FIRST ENGLISH STYLES
Transition from Iona to Lindisfarne—Influence of Frankish art—The “Opus Anglicum”—The Winchester school and its characteristics—Whence obtained—Method of painting—Examples—Where found and described.
The succession of the school of Iona shows us in the first examples of English illumination the type exemplified in the Book of Kells, modified, but not very much, by its transference to Lindisfarne.
Whatever doubt may be felt as to the influence of Byzantine or Romanesque models on pure Irish work, such as the Book of Kells, there can be none as regards the Lindisfarne Gospels. In the first place we have gold both in the lettering and ornament. This MS., known also as the Durham Book (Brit. Mus., Nero D. iv.), was the work of Abbat Eadfrith, of Lindisfarne.

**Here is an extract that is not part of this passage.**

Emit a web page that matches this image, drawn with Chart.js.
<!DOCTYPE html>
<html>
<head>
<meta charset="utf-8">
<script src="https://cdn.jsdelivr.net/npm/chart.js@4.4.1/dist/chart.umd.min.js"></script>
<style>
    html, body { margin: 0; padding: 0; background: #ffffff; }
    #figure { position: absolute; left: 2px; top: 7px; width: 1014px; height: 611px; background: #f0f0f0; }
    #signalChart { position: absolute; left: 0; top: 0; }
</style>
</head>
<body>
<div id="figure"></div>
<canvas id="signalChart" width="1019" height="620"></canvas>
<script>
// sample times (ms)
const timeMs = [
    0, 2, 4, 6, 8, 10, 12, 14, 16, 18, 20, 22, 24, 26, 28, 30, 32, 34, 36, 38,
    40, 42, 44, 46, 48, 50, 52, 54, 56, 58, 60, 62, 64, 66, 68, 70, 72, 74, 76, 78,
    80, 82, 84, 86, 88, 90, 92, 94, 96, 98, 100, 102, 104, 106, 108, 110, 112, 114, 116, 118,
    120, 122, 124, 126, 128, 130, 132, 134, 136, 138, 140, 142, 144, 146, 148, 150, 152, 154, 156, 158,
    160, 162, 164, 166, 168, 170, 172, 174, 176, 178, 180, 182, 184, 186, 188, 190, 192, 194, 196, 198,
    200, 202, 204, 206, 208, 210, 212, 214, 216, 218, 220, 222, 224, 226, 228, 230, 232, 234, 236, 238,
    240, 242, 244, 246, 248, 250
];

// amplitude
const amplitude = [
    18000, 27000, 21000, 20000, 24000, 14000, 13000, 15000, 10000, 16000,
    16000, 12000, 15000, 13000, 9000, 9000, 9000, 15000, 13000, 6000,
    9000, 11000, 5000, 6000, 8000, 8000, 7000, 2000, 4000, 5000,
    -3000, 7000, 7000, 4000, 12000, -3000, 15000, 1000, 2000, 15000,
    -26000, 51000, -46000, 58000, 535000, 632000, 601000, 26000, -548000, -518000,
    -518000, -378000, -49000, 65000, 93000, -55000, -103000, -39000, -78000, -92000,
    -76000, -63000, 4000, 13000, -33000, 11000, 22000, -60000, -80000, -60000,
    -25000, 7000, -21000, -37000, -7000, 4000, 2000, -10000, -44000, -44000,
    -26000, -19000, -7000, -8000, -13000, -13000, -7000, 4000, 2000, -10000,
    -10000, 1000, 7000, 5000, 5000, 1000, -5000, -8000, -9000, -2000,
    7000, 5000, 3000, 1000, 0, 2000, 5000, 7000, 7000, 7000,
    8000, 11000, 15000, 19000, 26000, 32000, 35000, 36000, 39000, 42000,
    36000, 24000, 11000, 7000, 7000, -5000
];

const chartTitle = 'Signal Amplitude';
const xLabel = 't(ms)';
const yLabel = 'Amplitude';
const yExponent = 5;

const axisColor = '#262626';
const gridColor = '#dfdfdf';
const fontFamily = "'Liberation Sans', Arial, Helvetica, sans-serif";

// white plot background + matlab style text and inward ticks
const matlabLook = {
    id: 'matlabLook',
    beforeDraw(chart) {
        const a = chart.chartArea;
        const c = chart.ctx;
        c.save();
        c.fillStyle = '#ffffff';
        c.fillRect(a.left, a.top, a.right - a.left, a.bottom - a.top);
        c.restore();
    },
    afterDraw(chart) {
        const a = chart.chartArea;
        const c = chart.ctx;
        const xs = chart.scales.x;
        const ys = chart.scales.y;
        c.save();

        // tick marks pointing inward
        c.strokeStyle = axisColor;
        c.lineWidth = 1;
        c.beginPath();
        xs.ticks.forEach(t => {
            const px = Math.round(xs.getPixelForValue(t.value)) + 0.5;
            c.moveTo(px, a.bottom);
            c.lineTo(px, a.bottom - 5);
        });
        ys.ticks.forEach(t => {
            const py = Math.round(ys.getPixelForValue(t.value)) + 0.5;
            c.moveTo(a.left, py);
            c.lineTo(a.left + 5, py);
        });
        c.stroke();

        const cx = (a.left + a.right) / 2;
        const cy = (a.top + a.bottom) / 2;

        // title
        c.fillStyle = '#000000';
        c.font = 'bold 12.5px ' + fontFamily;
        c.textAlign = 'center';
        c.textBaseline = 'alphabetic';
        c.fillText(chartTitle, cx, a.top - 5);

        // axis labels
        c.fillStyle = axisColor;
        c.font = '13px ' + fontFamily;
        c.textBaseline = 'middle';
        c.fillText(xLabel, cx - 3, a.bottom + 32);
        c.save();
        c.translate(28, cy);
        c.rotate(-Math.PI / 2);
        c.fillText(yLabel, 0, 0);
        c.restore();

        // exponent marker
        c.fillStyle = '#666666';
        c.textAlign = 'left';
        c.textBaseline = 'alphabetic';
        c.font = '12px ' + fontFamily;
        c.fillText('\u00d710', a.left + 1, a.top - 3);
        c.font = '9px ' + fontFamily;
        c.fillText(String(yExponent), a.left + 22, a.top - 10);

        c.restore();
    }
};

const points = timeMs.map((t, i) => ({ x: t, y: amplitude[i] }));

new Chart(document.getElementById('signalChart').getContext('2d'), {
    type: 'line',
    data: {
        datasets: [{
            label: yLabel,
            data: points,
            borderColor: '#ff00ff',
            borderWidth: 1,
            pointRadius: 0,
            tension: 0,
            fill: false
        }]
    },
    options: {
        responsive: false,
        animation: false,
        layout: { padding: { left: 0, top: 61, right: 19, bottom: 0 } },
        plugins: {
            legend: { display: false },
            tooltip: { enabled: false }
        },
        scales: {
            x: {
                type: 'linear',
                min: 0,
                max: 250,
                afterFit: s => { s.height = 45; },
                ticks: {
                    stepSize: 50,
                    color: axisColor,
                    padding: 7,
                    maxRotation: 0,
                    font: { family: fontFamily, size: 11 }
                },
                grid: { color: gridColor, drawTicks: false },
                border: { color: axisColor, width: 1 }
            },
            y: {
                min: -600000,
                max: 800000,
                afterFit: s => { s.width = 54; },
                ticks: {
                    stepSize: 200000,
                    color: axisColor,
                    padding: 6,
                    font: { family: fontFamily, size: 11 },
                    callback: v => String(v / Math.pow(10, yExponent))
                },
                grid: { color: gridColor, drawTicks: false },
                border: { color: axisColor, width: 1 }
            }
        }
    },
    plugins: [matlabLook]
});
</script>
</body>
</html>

It has been often described, as it is really a most precious example of eighth-century art in this country. No other MS. of its time is to be found in any continental scriptorium to be compared with it. It is not a collection of clumsy inartistic attempts at ornamental writing, but high-class, effective work, which should be seen and studied by every student of illumination.
From its style of execution, its details of portraiture, and other features, it may be looked on as one of the earliest links between the two extremes of Oriental and Occidental Art.
Another MS. in the British Museum (Vesp. A. 1), which combines the Roman method of painting as in the Vergils with the penwork of these Anglo-Celtic Gospel-books, may also repay careful examination.
It is very possible that the celebrated scriptoria of York and Jarrow may have been furnished with both MSS. and copyists from Rome, yet there can be little doubt that the intercourse with Durham would be quite as active. Nor is it less probable that similar intercourse would keep them en rapport with Oxford, St. Alban's, Westminster, Glastonbury, and other scriptoria, so that in the eighth century England stood with respect to art second to no other country in the Christian world.
During the ninth century active intercourse with the Frankish Empire enriched English churches and religious houses, especially Winchester, with examples of Byzantine and Roman models, which Charlemagne had introduced into his own palatine schools. From such secondary models as the Sacramentaries and Evangeliaries executed at Tours, Soissons, Metz, and other busy centres of production, English illuminators succeeded in forming a distinctive style of their own. In the French or, rather, Frankish MSS., while the richness of the gold and the beauty and delicacy of the colouring are in themselves most charming, and while certain features may in general be recognised as no doubt suggestive there is nothing which quite predicts the remarkable treatment which characterises the English work. “Opus Anglicum” was its distinctive title. The term, indeed, was applied to all English artistic productions more or less—embroidery among the rest. The women of England, says William of Poitiers, were famous for their needlework, the men excelled in metal-work and jewellery. But it was the illuminated Service Books that have perpetuated the term.
From the Lindisfarne Gospels to the Winchester Benedictionals is a far cry—but Art is long and time is fleeting, hence many pages of intervening description must be omitted. We may, however, refer the reader to Westwood's Palæographia Sacra Pictoria, the Palæographical Society's publications, and other works, for enlightenment on this period. On the Rouen and Devonshire Benedictionals much interesting information may be found in vol. 24 of the Archæologia and in the recent volume of the Bradshaw Society concerning them.
The work is peculiar; and if we consider the treatment of foliage apart from the colour, we cannot but notice its similarity to the ivory carving observable in the consular diptychs. Ivory carving was then a popular artistic occupation. The foliage is graceful, the composition well-balanced, and the colour mostly bright body colour applied in the Greek manner. The fault of the heads is that they are too small for the figure, and of the draperies that the folds are overdone too much fluttering detail. The gilding differs from the Byzantine in not being laid on the vellum in the form of burnished leaf, but painted on like the colours, not only in the figures but in the framework and ornaments.
The British Museum contains several characteristic examples, but, as has been said, the very finest are those at Rouen and in the library of the Duke of Devonshire.
Perhaps no genuine example exists earlier than the Golden Charter of King Edgar of true Winchester illumination, executed forty years after the accession of Athelstan, whose Coronation Book (Brit. Mus., Tib. A. 2) is most probably not English at all, but Carolingian of the finest type. Many other scriptoria in England in the tenth century were equally busy with Winchester, but none could vie with the royal city in the production of illuminated books.